When Rufus tried to unlock the guard room, a guard on the other side heard the attempt and opened the door—only to be doused in filth. The chaos allowed most of the prisoners to flee. Rumi struggled with the chest of confiscated belongings, fumbling with the keys as footsteps echoed overhead. Just in time, the lock clicked. The Brigade grabbed their gear and dove through the refuse chute. They swam through the cold bay water, then spotted something utterly bizarre: a rat riding a shark. Reunited, they climbed to a dock and made for the city streets, soaked, wounded, and breathless.

That’s when they heard the voice. Molly Maynard, perched like a shadowy gargoyle above, smiled and offered help. “Go left,” she called. “You’ll thank me.” Rufus didn’t buy it, this whole thing was a game to Molly and he was not going to play along. They turned right.

Bad choice.

Guards rounded the next corner. Ace reacted quickly, casting Sleep and felling three. Rumi followed suit, dropping two more. The final guard rushed forward—but met a bottle of alchemist’s fire hurled by Rufus. The explosion was fatal.

Then Molly landed behind Izutsumi like a blade of midnight. Her dagger drove into the elf’s back. Izutsumi gasped, staggered... and smiled.

“Molly... it seems I’ve fallen for you. And I can’t get up.”

Molly froze.

“Why would you say that?”
“Because I can’t stop thinking about you,” Izutsumi whispered.

Molly’s composure cracked. Her smirk softened, and with a flicker of emotion in her freckled face, she hissed, “Run.” With a misty step, she vanished onto a nearby rooftop.

Wounded and reeling, the Brigade fled into the forest beyond the city. That night, as they caught their breath and tended wounds, a woman stepped into their firelight. She was tall, graceful, with deep brown skin that shimmered with celestial undertones and eyes that burned like coals. She wore a blue gown threaded with silver, and gems like starlight winked from her sleeves. She did not give her name.

She said she represented Mother Fornaut—a woman of influence, power, and ambition.

“Mother Fornaut seeks friends. And rewards them well.”

She offered them safety. Even strange, whimsical gifts.

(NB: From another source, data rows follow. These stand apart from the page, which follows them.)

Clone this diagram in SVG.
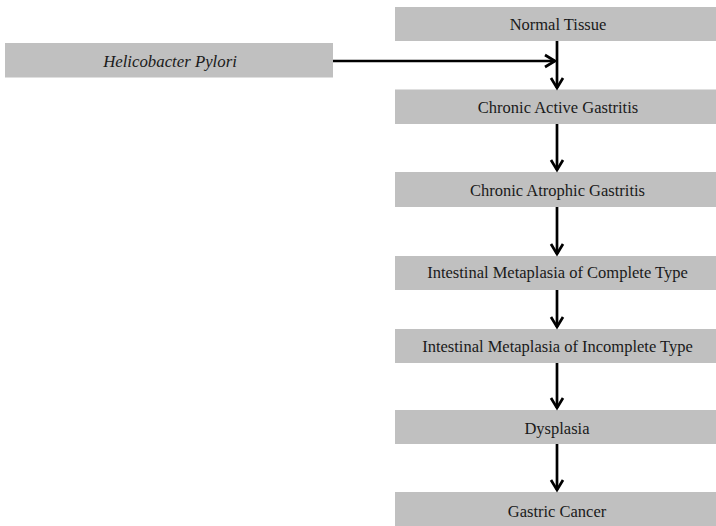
<svg xmlns="http://www.w3.org/2000/svg" width="716" height="526" viewBox="0 0 716 526">
<style>
.box{fill:#c0c0c0;}
.lbl{font-family:"Liberation Serif","Times New Roman",serif;font-size:16.5px;fill:#1a1a1a;text-anchor:middle;}
.it{font-style:italic;font-size:16.8px;}
.conn{stroke:#000;stroke-width:2.7;fill:none;}
.head{stroke:#000;stroke-width:2.7;fill:none;stroke-linecap:butt;stroke-linejoin:miter;}
</style>
<rect width="716" height="526" fill="#ffffff"/>
<g id="n-normal"><rect class="box" x="395" y="7" width="326" height="34"/><text class="lbl" x="558" y="30">Normal Tissue</text></g>
<g id="n-hp"><rect class="box" x="5" y="43" width="328" height="34.5"/><text class="lbl it" x="170" y="66.5">Helicobacter Pylori</text></g>
<g id="n-cag"><rect class="box" x="395" y="89.5" width="326" height="34.5"/><text class="lbl" x="558" y="113.3">Chronic Active Gastritis</text></g>
<g id="n-catg"><rect class="box" x="395" y="172" width="326" height="35"/><text class="lbl" x="557.5" y="195.5">Chronic Atrophic Gastritis</text></g>
<g id="n-imc"><rect class="box" x="395" y="256" width="326" height="34"/><text class="lbl" x="557.5" y="278">Intestinal Metaplasia of Complete Type</text></g>
<g id="n-imi"><rect class="box" x="395" y="329" width="326" height="34"/><text class="lbl" x="557.5" y="351.5">Intestinal Metaplasia of Incomplete Type</text></g>
<g id="n-dys"><rect class="box" x="395" y="410" width="326" height="34"/><text class="lbl" x="557" y="434">Dysplasia</text></g>
<g id="n-gc"><rect class="box" x="395" y="492" width="326" height="36"/><text class="lbl" x="557" y="516.5">Gastric Cancer</text></g>
<g id="connectors">
<line class="conn" x1="333" y1="61" x2="555" y2="61"/>
<polyline class="head" points="545,55 555,61 545,67"/>
<line class="conn" x1="557" y1="41" x2="557" y2="88"/>
<polyline class="head" points="551,78 557,88 563,78"/>
<line class="conn" x1="557" y1="124" x2="557" y2="170"/>
<polyline class="head" points="551,160 557,170 563,160"/>
<line class="conn" x1="557" y1="207" x2="557" y2="254"/>
<polyline class="head" points="551,244 557,254 563,244"/>
<line class="conn" x1="557" y1="290" x2="557" y2="327"/>
<polyline class="head" points="551,317 557,327 563,317"/>
<line class="conn" x1="557" y1="363" x2="557" y2="408"/>
<polyline class="head" points="551,398 557,408 563,398"/>
<line class="conn" x1="557" y1="444" x2="557" y2="490"/>
<polyline class="head" points="551,480 557,490 563,480"/>
</g>
</svg>
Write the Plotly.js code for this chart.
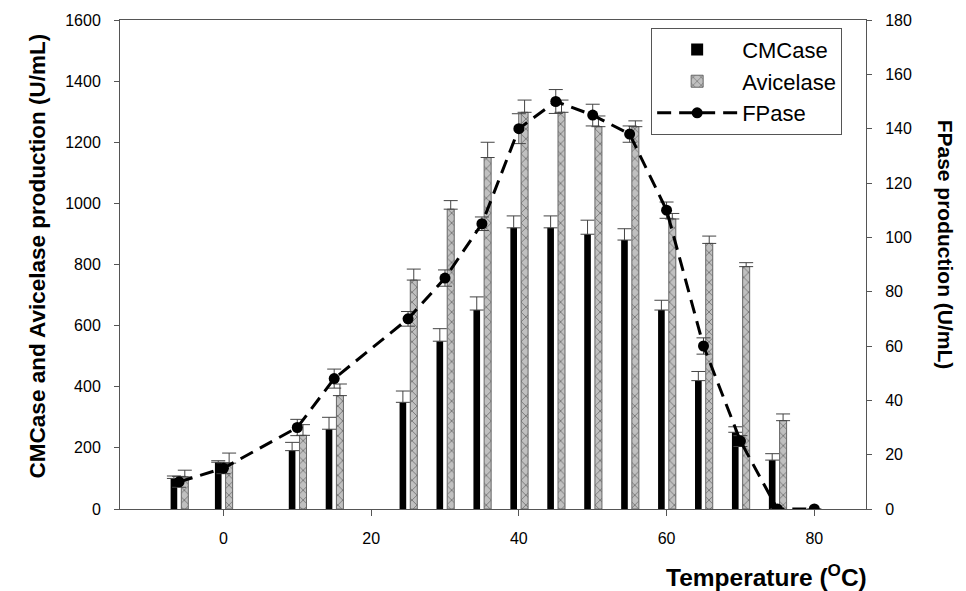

Rufus asked for a fire bow. Sharkie? A frog in tiny glasses. The woman smiled—she could provide those things.

When Ace asked for her life back, Sharelle’s smile dimmed. “One of the guards died,” she said softly. “That path may be closed now. But freedom? That can still be arranged.”

“Sleep on it,” she told them. “If you wish to serve Mother Fornaut, she will find you.”

And just like that, she vanished into the darkness—leaving the Borscht Brigade bruised, hunted, and now tangled in something far bigger than revenge or rumor. Izutsumi was restless, Molly had stabbed her and yet she thought of freckles as she drifted off to sleep. She wondered if Molly was thinking about her.